While current systems can detect most large threats decades in advance, smaller objects remain a persistent risk due to their unpredictable trajectories and the limitations of optical telescopes, which struggle to observe objects near the sun.
NASA and the European Space Agency (ESA) have made significant strides in developing mitigation strategies.
In a groundbreaking test, NASA’s Double Asteroid Redirection Test (DART) mission successfully collided a spacecraft with the asteroid Dimorphos, demonstrating the feasibility of the kinetic impactor technique.
By altering the asteroid’s orbit—even by a fraction of its velocity—this method offers a potential solution for diverting a threatening object.

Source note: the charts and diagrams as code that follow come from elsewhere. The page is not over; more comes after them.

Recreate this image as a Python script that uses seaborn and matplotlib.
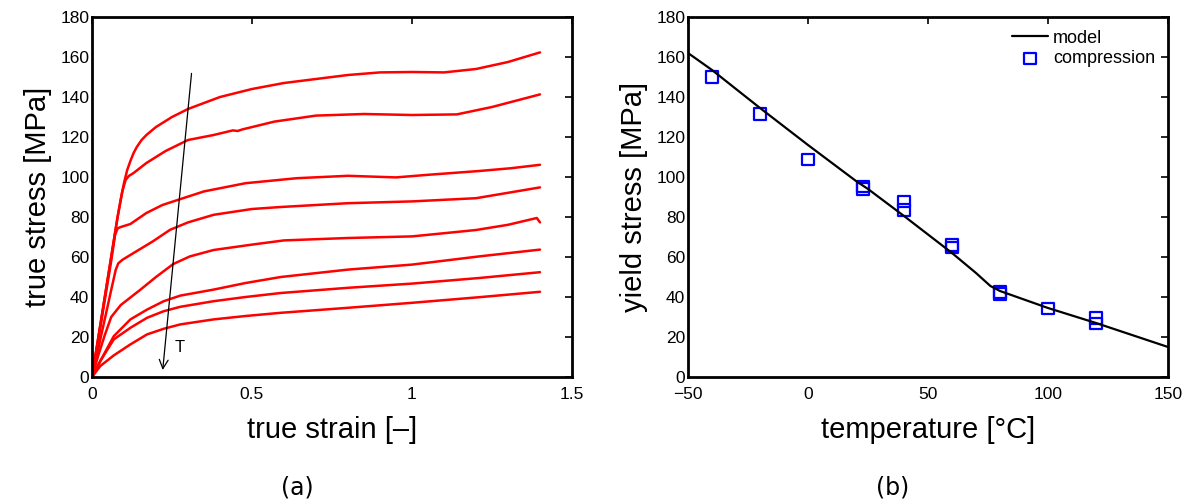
import numpy as np
import pandas as pd
import matplotlib
matplotlib.use("Agg")
import matplotlib.pyplot as plt
import seaborn as sns

# ---------------- data: panel (a) true stress-strain curves ----------------
strain_c1 = [0, 0.02, 0.04, 0.06, 0.08, 0.09, 0.10, 0.11, 0.12, 0.13, 0.14, 0.155, 0.17, 0.20,
             0.25, 0.30, 0.40, 0.50, 0.60, 0.70, 0.80, 0.90, 1.00, 1.10, 1.20, 1.30, 1.40]
stress_c1 = [0, 20, 40, 60, 80, 89, 97, 103.5, 108, 112, 115, 118.5, 121, 125,
             130, 134, 140, 144, 147, 149, 151, 152.3, 152.5, 152.3, 154, 157.5, 162.3]

strain_c2 = [0, 0.02, 0.04, 0.06, 0.08, 0.095, 0.105, 0.115, 0.13, 0.17, 0.23, 0.30, 0.38, 0.44,
             0.455, 0.47, 0.57, 0.70, 0.85, 1.00, 1.14, 1.25, 1.40]
stress_c2 = [0, 20, 40, 60, 80, 93, 98.5, 100.5, 102, 107, 113, 118.5, 121, 123.3,
             123.0, 123.8, 127.7, 130.7, 131.5, 131, 131.3, 135, 141.3]

strain_c3 = [0, 0.02, 0.04, 0.06, 0.072, 0.08, 0.09, 0.12, 0.17, 0.22, 0.275, 0.35, 0.48, 0.64,
             0.80, 0.95, 1.05, 1.21, 1.31, 1.40]
stress_c3 = [0, 19, 38.5, 58, 71, 74.3, 75, 76.5, 82, 86, 88.9, 92.8, 96.9, 99.4,
             100.6, 99.8, 101.1, 103, 104.4, 106.1]

strain_c4 = [0, 0.02, 0.04, 0.06, 0.074, 0.082, 0.095, 0.13, 0.19, 0.244, 0.30, 0.38, 0.50, 0.59,
             0.80, 1.00, 1.20, 1.40]
stress_c4 = [0, 14.5, 29, 43.5, 53.5, 56.8, 58.6, 62, 67.8, 73.6, 77.3, 81.1, 84, 85,
             86.9, 87.8, 89.4, 94.8]

strain_c5 = [0, 0.02, 0.04, 0.06, 0.09, 0.15, 0.20, 0.254, 0.306, 0.38, 0.50, 0.60, 0.80,
             1.00, 1.107, 1.20, 1.30, 1.39, 1.40]
stress_c5 = [0, 11, 21, 30, 36, 43.5, 50, 56.5, 60.3, 63.5, 66.2, 68.3, 69.5,
             70.3, 72, 73.5, 76.1, 79.5, 77.3]

strain_c6 = [0, 0.026, 0.068, 0.12, 0.172, 0.224, 0.276, 0.38, 0.48, 0.59, 0.80, 1.00, 1.21, 1.40]
stress_c6 = [0, 8, 20.4, 28.8, 33.7, 37.9, 40.7, 43.7, 47, 50, 53.7, 56.2, 60.3, 63.7]

strain_c7 = [0, 0.026, 0.068, 0.12, 0.172, 0.224, 0.276, 0.38, 0.48, 0.59, 0.80, 1.00, 1.21, 1.40]
stress_c7 = [0, 8, 18.8, 24.6, 29.6, 32.9, 35.1, 37.9, 40, 42, 44.6, 46.7, 49.5, 52.4]

strain_c8 = [0, 0.026, 0.068, 0.12, 0.172, 0.224, 0.276, 0.38, 0.48, 0.59, 0.80, 1.00, 1.21, 1.40]
stress_c8 = [0, 5.5, 10.8, 16.3, 21.3, 24.1, 26.3, 28.8, 30.5, 32.1, 34.6, 37.1, 39.9, 42.6]

# ---------------- data: panel (b) yield stress vs temperature ----------------
model_temp = [-50, -40, -20, 0, 20, 25, 40, 60, 70, 76, 80, 100, 120, 150]
model_yield = [162, 153.5, 134.5, 116, 98, 94, 80.5, 62, 52, 45.5, 43, 34.5, 27, 15]

comp_temp = [-40, -20, 0, 23, 23, 40, 40, 60, 60, 80, 80, 100, 120, 120]
comp_yield = [150, 131.4, 108.8, 95.2, 94, 87.8, 83.5, 65.9, 64.8, 42.6, 41.4, 34.2, 29.4, 26.7]

# ---------------- styling ----------------
sns.set_theme(style="white")
plt.rcParams['font.family'] = ['Liberation Sans', 'DejaVu Sans']
plt.rcParams.update({
    "xtick.direction": "in", "ytick.direction": "in",
    "xtick.top": True, "ytick.right": True,
    "xtick.major.size": 5, "ytick.major.size": 5,
    "xtick.major.width": 1.2, "ytick.major.width": 1.2,
    "axes.edgecolor": "black", "axes.linewidth": 2.0,
    "xtick.color": "black", "ytick.color": "black",
    "xtick.labelcolor": "black", "ytick.labelcolor": "black",
    "axes.labelcolor": "black", "text.color": "black",
    "xtick.labelsize": 12.5, "ytick.labelsize": 12.5,
    "xtick.major.pad": 7, "ytick.major.pad": 2,
})

fig = plt.figure(figsize=(11.91, 5.01), dpi=100)
ax1 = fig.add_axes([92 / 1191, 1 - 377 / 501, 480 / 1191, 360 / 501])
ax2 = fig.add_axes([688 / 1191, 1 - 377 / 501, 480 / 1191, 360 / 501])

# panel (a)
curves = [(strain_c1, stress_c1), (strain_c2, stress_c2), (strain_c3, stress_c3),
          (strain_c4, stress_c4), (strain_c5, stress_c5), (strain_c6, stress_c6),
          (strain_c7, stress_c7), (strain_c8, stress_c8)]
frames = []
for i, (s, t) in enumerate(curves):
    frames.append(pd.DataFrame({"strain": s, "stress": t, "curve": f"c{i+1}"}))
df_a = pd.concat(frames, ignore_index=True)
sns.lineplot(data=df_a, x="strain", y="stress", hue="curve", units="curve",
             estimator=None, sort=False, palette=["#ff0000"] * 8,
             linewidth=1.8, legend=False, ax=ax1)
ax1.set_xlim(0, 1.5)
ax1.set_ylim(0, 180)
ax1.set_xticks([0, 0.5, 1, 1.5])
ax1.set_xticklabels(["0", "0.5", "1", "1.5"])
ax1.set_yticks(range(0, 181, 20))
ax1.set_xlabel("true strain [–]", fontsize=21, labelpad=10)
ax1.set_ylabel("true stress [MPa]", fontsize=21, labelpad=6)
ax1.annotate("", xy=(0.221, 3.5), xytext=(0.311, 151.8),
             arrowprops=dict(arrowstyle="->", color="black", lw=0.9,
                             mutation_scale=16, shrinkA=0, shrinkB=0))
ax1.text(0.258, 15, "T", fontsize=12, ha="left", va="center")

# panel (b)
df_m = pd.DataFrame({"temp": model_temp, "yield": model_yield})
df_c = pd.DataFrame({"temp": comp_temp, "yield": comp_yield})
sns.lineplot(data=df_m, x="temp", y="yield", color="black", linewidth=1.6,
             label="model", ax=ax2)
sns.scatterplot(data=df_c, x="temp", y="yield", marker="s", s=70,
                facecolor="none", edgecolor="#0000ff", linewidth=1.6,
                label="compression", ax=ax2)
ax2.set_xlim(-50, 150)
ax2.set_ylim(0, 180)
ax2.set_xticks([-50, 0, 50, 100, 150])
ax2.set_xticklabels(["−50", "0", "50", "100", "150"])
ax2.set_yticks(range(0, 181, 20))
ax2.set_xlabel("temperature [°C]", fontsize=21, labelpad=10)
ax2.set_ylabel("yield stress [MPa]", fontsize=21, labelpad=6)
leg = ax2.legend(loc="upper right", frameon=False, fontsize=13,
                 handlelength=2.0, handletextpad=0.3, borderaxespad=0.3,
                 labelspacing=0.2, bbox_to_anchor=(1.0, 1.0))

fig.text(297 / 1191, 1 - 487 / 501, "(a)", fontsize=17, ha="center", va="center",
         family="DejaVu Sans")
fig.text(893 / 1191, 1 - 487 / 501, "(b)", fontsize=17, ha="center", va="center",
         family="DejaVu Sans")

fig.savefig("out.png", dpi=100)
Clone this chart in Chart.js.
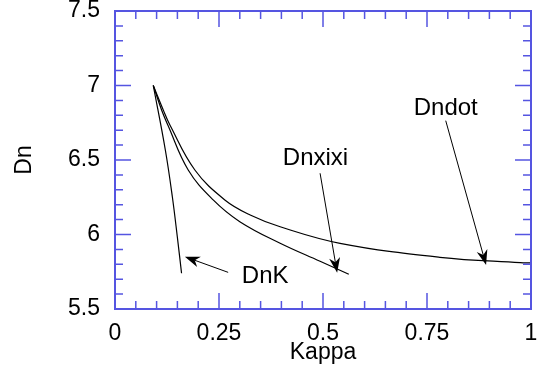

However, the mission also revealed the importance of early detection.
Experts emphasize that identifying potential threats years or even decades before impact is crucial, as even a small change in trajectory can prevent a collision over time.
Despite these advancements, challenges remain.
NASA currently lacks the capability to fully deflect an asteroid heading for Earth, but it can implement measures to minimize damage, such as evacuating populations and relocating critical infrastructure.
The success of DART will be validated by ESA’s Hera mission, scheduled to arrive at Dimorphos in December 2026.
This follow-up will provide detailed data on the asteroid’s altered orbit, offering insights into the effectiveness of kinetic impactors and guiding future planetary defense efforts.
As the number of known NEAs continues to rise, the race to protect Earth from cosmic threats has never been more urgent.